The worst injured therefore need to travel outside of Gaza for treatment. Yet the percentage of medical travel-permits that Israel issues has dropped from 92% in 2012 to on average of just about 60% today, according to the WHO. At the start of the protests, only 18% of permits for those injured during them were granted – likely bumping up the number of amputations required.

The injuries sustained by Palestinians at the rallies have brought the strip’s health system to its knees. Every week more injured flood hospitals, forcing them to clear their wards, cancel scheduled operations (9,000 Gazans are awaiting elective surgeries) and use up their diminishing drug stores (currently Gazan hospitals lack 50 per cent of the essential drugs they need). While the rally organisers have this week said that they will scale back to monthly rallies, the damage has already been done.

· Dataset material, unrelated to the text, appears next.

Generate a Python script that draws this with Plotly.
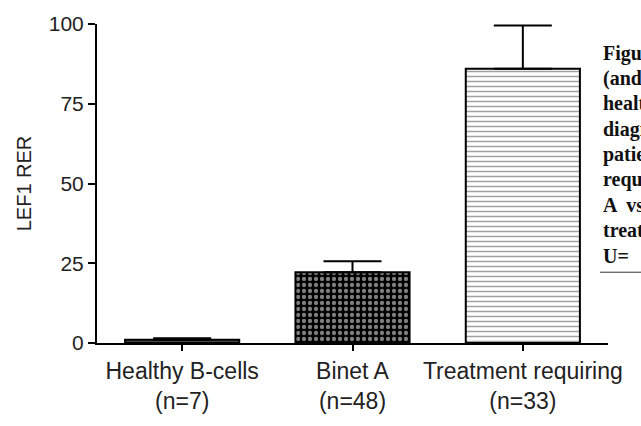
import plotly.graph_objects as go

# Groups, mean LEF1 relative expression ratio and standard error
categories = ["Healthy B-cells<br>(n=7)", "Binet A<br>(n=48)", "Treatment requiring<br>(n=33)"]
means = [1.0, 22.2, 86.0]
sem = [0.5, 3.4, 13.5]
y_ticks = [0, 25, 50, 75, 100]

# Neighbouring caption column (cut off at the page edge)
caption_lines = ["Figure", "(and", "healthy", "diagnosed", "patients",
                 "requiring", "A  vs", "treatment", "U= "]

W, H = 641, 426
L, R, T, B = 97, 33, 20, 59
pw, ph = W - L - R, H - T - B


def px_x(px):
    return (px - L) / pw


def px_y(py):
    return (H - B - py) / ph


fig = go.Figure()
fig.add_trace(go.Bar(
    x=categories,
    y=means,
    width=0.67,
    marker=dict(
        color=["#4a4a4a", "black", "white"],
        line=dict(color="black", width=2),
        pattern=dict(
            shape=["", ".", "-"],
            fgcolor=["#4a4a4a", "white", "#555555"],
            bgcolor=["#4a4a4a", "black", "white"],
            size=[4, 6, 5],
            solidity=[0.3, 0.4, 0.3],
            fillmode="overlay",
        ),
    ),
    error_y=dict(
        type="data",
        symmetric=False,
        array=sem,
        arrayminus=[0, 0, 0],
        color="black",
        thickness=2,
        width=29,
    ),
    showlegend=False,
))

font_main = "Liberation Sans, Arial, sans-serif"

fig.update_layout(
    width=W,
    height=H,
    margin=dict(l=L, r=R, t=T, b=B, pad=0),
    paper_bgcolor="white",
    plot_bgcolor="white",
    font=dict(family=font_main, color="#222222"),
    xaxis=dict(
        range=[-0.5, 2.5],
        showline=True,
        linecolor="black",
        linewidth=2,
        ticks="outside",
        ticklen=6,
        tickwidth=2,
        tickcolor="black",
        tickfont=dict(size=23, family=font_main, color="#222222"),
        showgrid=False,
        zeroline=False,
    ),
    yaxis=dict(
        range=[0, 100],
        tickvals=y_ticks,
        showline=True,
        linecolor="black",
        linewidth=2,
        ticks="outside",
        ticklen=7,
        tickwidth=2,
        tickcolor="black",
        tickfont=dict(size=21, family=font_main, color="#222222"),
        showgrid=False,
        zeroline=False,
        title=dict(text="LEF1 RER", font=dict(size=20, family=font_main, color="#222222"), standoff=12),
    ),
)

# Caption column at the right edge
cap_font = dict(family="Liberation Serif, Times New Roman, serif", size=20, color="#111111")
for i, line in enumerate(caption_lines):
    fig.add_annotation(
        xref="paper", yref="paper",
        x=px_x(601), y=px_y(52 + i * 27.5),
        xanchor="left", yanchor="middle",
        text="<b>" + line + "</b>",
        showarrow=False,
        font=cap_font,
    )

fig.add_shape(type="line", xref="paper", yref="paper",
              x0=px_x(600), x1=px_x(645), y0=px_y(290), y1=px_y(290),
              line=dict(color="#333333", width=1))

fig.write_html("out.html")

This health crisis is compounded by the fact that hundreds of medical workers have fled the strip, while those who’ve stayed have had their salaries cut in half, as the Palestinian Authority and Hamas have been unable to pay them in full.

The Gaza amputee football team that's a source of hope for players

Nor do Gaza’s medical woes stop at the border. This year, Gazan cancer patients have suffered their worst shortages of medicines, with 63% of the drugs they need unavailable. There is no radiation therapy machine in the enclave.

According to the latest studies by bodies such as the Palestinian Water Authority, the WHO and the NGO Ecopeace, just under 97 per cent of Gazan water is undrinkable, while Gaza’s only natural source of water – the aquifer – is so over-pumped that it is on the cusp of collapse.

Gaza has recently built three small desalination plants, but these are insufficient to provide clean water for the enclave. It is building bigger plants, but the projects are delayed amid shortages of power and spare parts permitted to enter Gaza, as well as the funds needed to complete the projects and then pay for it to operate.

A researcher for the Palestinian Water Authority stated that even if Gaza can produce more clean water, its pipe systems and storage tanks are so riddled with disease that people will still get dirty water.

There have been small improvements in the past year, such as to the strip’s notoriously intermittent electricity connection. Yet huge problems remain: Gaza’s sewage plants, for example, still do not function properly, leaving half the strip’s beaches so polluted that they are unfit for use. Youth unemployment has soared to 70 per cent, while a sorely under-investigated mental health crisis continues.

Miraculously, the strip staggers on, propped up by aid agencies; WHO officials have told me that the only thing stopping an epidemic in Gaza is down to it being one of the most vaccinated places on earth. Just a few cases of cholera, for example, and Gazans would fall like dominos.

Gazans’ astonishing resilience to these appalling conditions should not be confused with proof of liveability. This situation is not sustainable – a solution must be found.